>> begin

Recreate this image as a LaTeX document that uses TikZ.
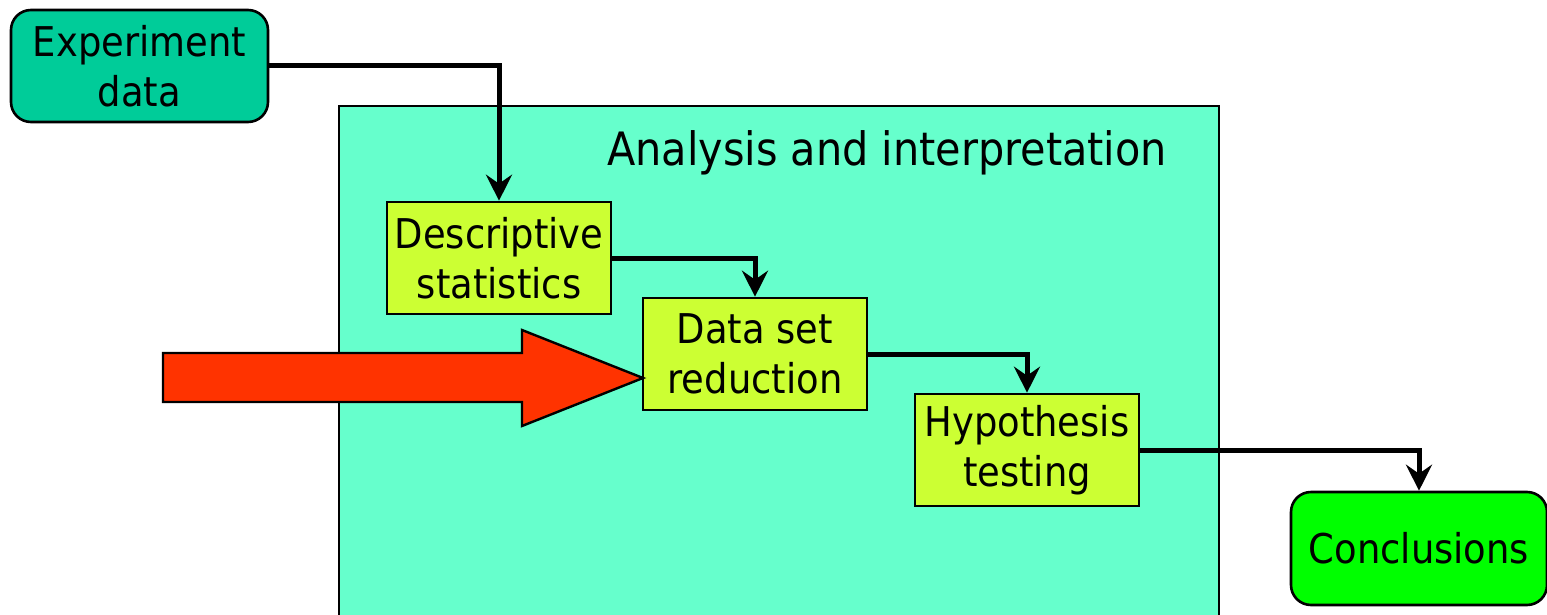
\documentclass[tikz,border=0pt]{standalone}
\usepackage{fontspec}
\setmainfont{DejaVu Sans Condensed}
\usetikzlibrary{arrows.meta}
\definecolor{expgreen}{HTML}{00CC99}
\definecolor{panel}{HTML}{66FFCC}
\definecolor{stepyellow}{HTML}{CCFF33}
\definecolor{bigred}{HTML}{FF3300}
\definecolor{brightgreen}{HTML}{00FF00}
\tikzset{
  lbl/.style={font=\fontsize{41}{50}\selectfont, align=center, inner sep=0pt},
  stepbox/.style={lbl, draw=black, line width=2.6pt, fill=stepyellow, minimum width=224pt, minimum height=112pt},
  endbox/.style={lbl, draw=black, line width=2.6pt, rounded corners=20pt, minimum height=112pt},
  conn/.style={draw=black, line width=5pt, -{Stealth[length=26pt,width=26pt,inset=9pt]}},
}
\begin{document}
\begin{tikzpicture}[x=1pt,y=-1pt]
\useasboundingbox (0,0) rectangle (1547,615);
% panel
\draw[line width=2.6pt, fill=panel] (339,625) -- (339,106) -- (1219,106) -- (1219,625);
\node[lbl, font=\fontsize{46}{55}\selectfont, anchor=base] (title) at (887,165) {Analysis and interpretation};
% nodes
\node[endbox, fill=expgreen, minimum width=257pt] (exp) at (139.5,66) {Experiment\\data};
\node[stepbox] (desc) at (499,258) {Descriptive\\statistics};
\node[stepbox] (ds) at (755,354) {Data set\\reduction};
\node[stepbox] (hyp) at (1027,450) {Hypothesis\\testing};
\node[endbox, fill=brightgreen, minimum width=256pt, minimum height=113pt] (concl) at (1419,548.5) {Conclusions};
% red arrow
\coordinate (tip) at (643,378);
\draw[line width=2.4pt, fill=bigred, line join=miter] (163,353) -- (522,353) -- (522,330) -- (tip) -- (522,426) -- (522,402) -- (163,402) -- cycle;
% connectors
\draw[conn] (exp.east) -| (desc.north);
\draw[conn] (desc.east) -| (ds.north);
\draw[conn] (ds.east) -| (hyp.north);
\draw[conn] (hyp.east) -| (concl.north);
\end{tikzpicture}
\end{document}
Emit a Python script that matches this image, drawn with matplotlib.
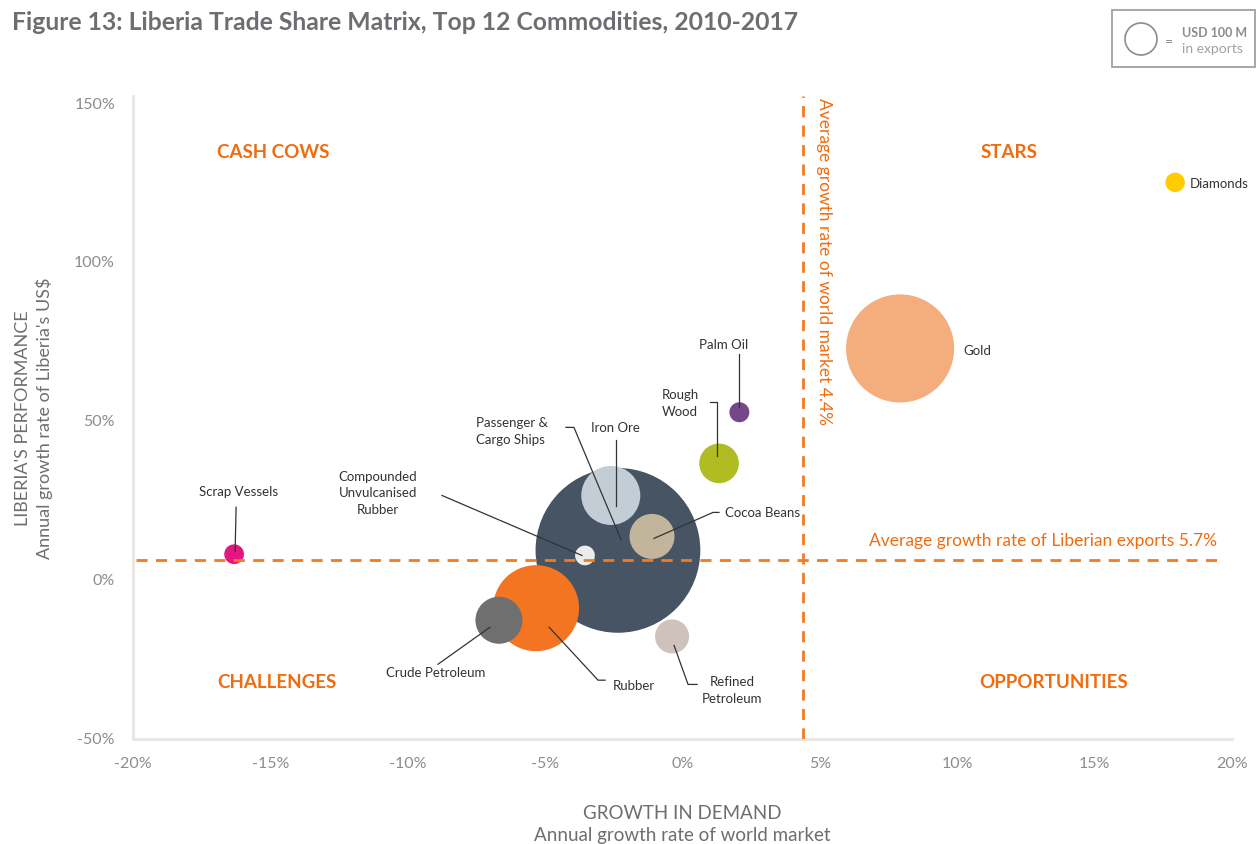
import matplotlib.pyplot as plt
import matplotlib.transforms as mtransforms
from matplotlib.patches import Rectangle

# data: growth of world market (%), growth of Liberia's exports (%), exports (USD M)
names = ["Passenger & Cargo Ships", "Gold", "Rubber", "Iron Ore", "Crude Petroleum", "Cocoa Beans",
         "Rough Wood", "Refined Petroleum", "Compounded Unvulcanised Rubber", "Palm Oil",
         "Diamonds", "Scrap Vessels"]
world_growth = [-2.35, 7.92, -5.33, -2.61, -6.68, -1.11, 1.33, -0.38, -3.55, 2.07, 17.93, -16.32]
liberia_growth = [8.8, 72.4, -9.4, 26.1, -13.2, 13.2, 36.2, -18.3, 7.2, 52.3, 124.7, 7.6]
exports = [2650, 1140, 722, 340, 216, 198, 153, 113, 38, 39, 37, 38]
colors = ["#465464", "#F4AE7E", "#F47521", "#C3CDD5", "#6F6F6F", "#C2B59B",
          "#AFBD22", "#CFC2BC", "#ECECEC", "#754788", "#FFCC00", "#E3177F"]

avg_world = 4.4
avg_exports = 5.7
xticks = [-20, -15, -10, -5, 0, 5, 10, 15, 20]
yticks = [-50, 0, 50, 100, 150]

# label placement in pixels relative to the bubble centre: text offset, alignment, leader path
labels = {
    "Passenger & Cargo Ships": ((-142, 120), "left", "Passenger &\nCargo Ships", [(-52, 123), (-44, 123), (3, 11)]),
    "Gold": ((63, -2), "left", "Gold", []),
    "Rubber": ((98, -77), "center", "Rubber", [(69, -72), (62, -72), (13, -19)]),
    "Iron Ore": ((5, 68), "center", "Iron Ore", [(5, 55), (5, -11)]),
    "Crude Petroleum": ((-63, -52), "center", "Crude Petroleum", [(-61, -44), (-9, -7)]),
    "Cocoa Beans": ((73, 24), "left", "Cocoa Beans", [(67, 24), (61, 24), (2, -2)]),
    "Rough Wood": ((-57, 61), "left", "Rough\nWood", [(-9, 61), (-2, 61), (-2, 7)]),
    "Refined Petroleum": ((60, -53), "center", "Refined\nPetroleum", [(25, -48), (16, -48), (2, -9)]),
    "Compounded Unvulcanised Rubber": ((-207, 63), "center", "Compounded\nUnvulcanised\nRubber", [(-143, 60), (-3, 0)]),
    "Palm Oil": ((-16, 68), "center", "Palm Oil", [(0, 58), (0, 5)]),
    "Diamonds": ((15, -1), "left", "Diamonds", []),
    "Scrap Vessels": ((4, 63), "center", "Scrap Vessels", [(2, 47), (1, 3)]),
}

orange = "#EF6C0F"
dash_orange = "#F47A20"
grey = "#6D6E71"
tick_grey = "#8C8C8C"
size_per_musd = 5.31  # bubble area (pt^2) per USD 1 M

plt.rcParams['font.family'] = ['Lato', 'DejaVu Sans']

fig = plt.figure(figsize=(12.59, 8.45), dpi=100)
ax = fig.add_axes([133 / 1259, 1 - 740 / 845, 1099 / 1259, 643 / 845])

ax.scatter(world_growth, liberia_growth, s=[v * size_per_musd for v in exports],
           c=colors, linewidths=0, zorder=2)

ax.axvline(avg_world, color=dash_orange, lw=2, ls=(0, (4, 3)), zorder=3)
ax.plot([-19.9, 19.7], [avg_exports, avg_exports], color=dash_orange, lw=2, ls=(0, (4, 3)), zorder=3)

ax.annotate("Average growth rate of world market 4.4%", xy=(avg_world, 151.9), xytext=(21, -1),
            textcoords="offset pixels", rotation=-90, ha="center", va="top",
            color=orange, fontsize=12.5)
ax.annotate("Average growth rate of Liberian exports 5.7%", xy=(20, avg_exports), xytext=(-15, 20),
            textcoords="offset pixels", ha="right", va="center", color=orange, fontsize=12.5)

for n, x, y in zip(names, world_growth, liberia_growth):
    off, ha, txt, path = labels[n]
    ax.annotate(txt, xy=(x, y), xytext=off, textcoords="offset pixels", ha=ha, va="center",
                fontsize=9.5, color="#333333", linespacing=1.45, zorder=5)
    if path:
        tr = fig.dpi_scale_trans + mtransforms.ScaledTranslation(x, y, ax.transData)
        ax.plot([p[0] / 100 for p in path], [p[1] / 100 for p in path], color="#333333",
                lw=0.9, transform=tr, zorder=4, clip_on=False)

# quadrant names
for txt, qx, qy in [("CASH COWS", 0.128, 0.913), ("STARS", 0.797, 0.913),
                    ("CHALLENGES", 0.131, 0.089), ("OPPORTUNITIES", 0.838, 0.089)]:
    ax.text(qx, qy, txt, transform=ax.transAxes, ha="center", va="center",
            color=orange, fontsize=13.5, fontweight="bold")

ax.set_xlim(-20, 20)
ax.set_ylim(-50.6, 151.9)
ax.set_xticks(xticks)
ax.set_xticklabels([f"{t}%" for t in xticks])
ax.set_yticks(yticks)
ax.set_yticklabels([f"{t}%" for t in yticks])
ax.tick_params(length=0, labelsize=11.5, labelcolor=tick_grey)
ax.tick_params(axis="x", pad=12)
ax.tick_params(axis="y", pad=13)
for s in ["top", "right"]:
    ax.spines[s].set_visible(False)
for s in ["left", "bottom"]:
    ax.spines[s].set_color("#E9E5E1")
    ax.spines[s].set_linewidth(2)

ax.set_xlabel("GROWTH IN DEMAND\nAnnual growth rate of world market", fontsize=13.5,
              color=grey, labelpad=25, linespacing=1.3)
ax.set_ylabel("LIBERIA'S PERFORMANCE\nAnnual growth rate of Liberia's US$", fontsize=13,
              color=grey, labelpad=15, linespacing=1.3)

fig.text(12 / 1259, 1 - 22 / 845, "Figure 13: Liberia Trade Share Matrix, Top 12 Commodities, 2010-2017",
         ha="left", va="center", fontsize=17.8, fontweight="bold", color=grey)

# size legend box
fig.patches.append(Rectangle((1112 / 1259, 1 - 68 / 845), 143 / 1259, 57 / 845,
                             transform=fig.transFigure, fill=False, edgecolor="#A0A0A0", lw=1.3))
ax.scatter([1141 / 1259], [1 - 40 / 845], s=100 * size_per_musd, facecolors="none",
           edgecolors="#8C8C8C", linewidths=1.2, transform=fig.transFigure, clip_on=False)
fig.text(1169 / 1259, 1 - 42 / 845, "=", ha="center", va="center", fontsize=10, color="#8C8C8C")
fig.text(1182 / 1259, 1 - 33 / 845, "USD 100 M", ha="left", va="center", fontsize=9,
         fontweight="bold", color="#8C8C8C")
fig.text(1182 / 1259, 1 - 49 / 845, "in exports", ha="left", va="center", fontsize=10, color="#A0A0A0")

fig.savefig("out.png", dpi=100)
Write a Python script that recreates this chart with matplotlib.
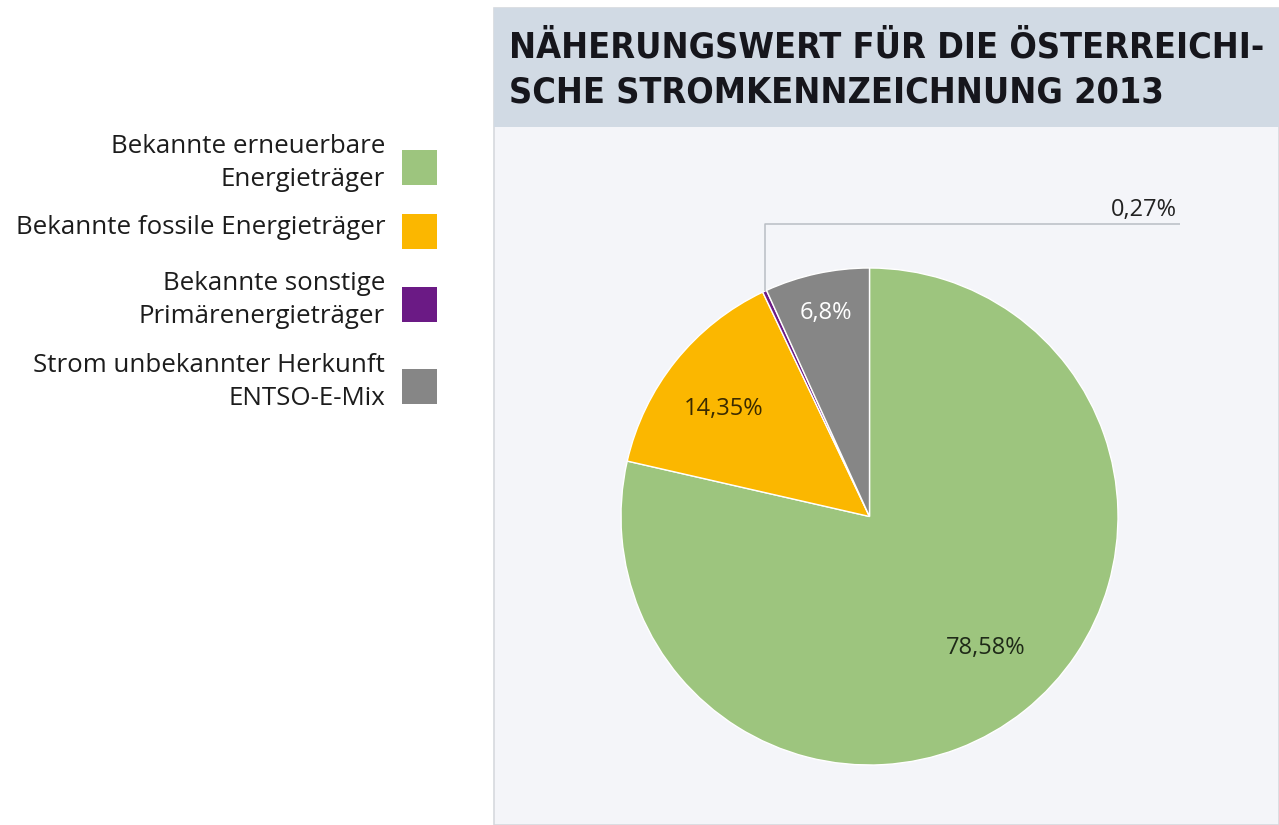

>> end

_WRITTEN PROBLEM_
Which lines of the data include "chart"? Copy each of them.

_WRITTEN SOLUTION_
Write a Python script that recreates this chart with matplotlib.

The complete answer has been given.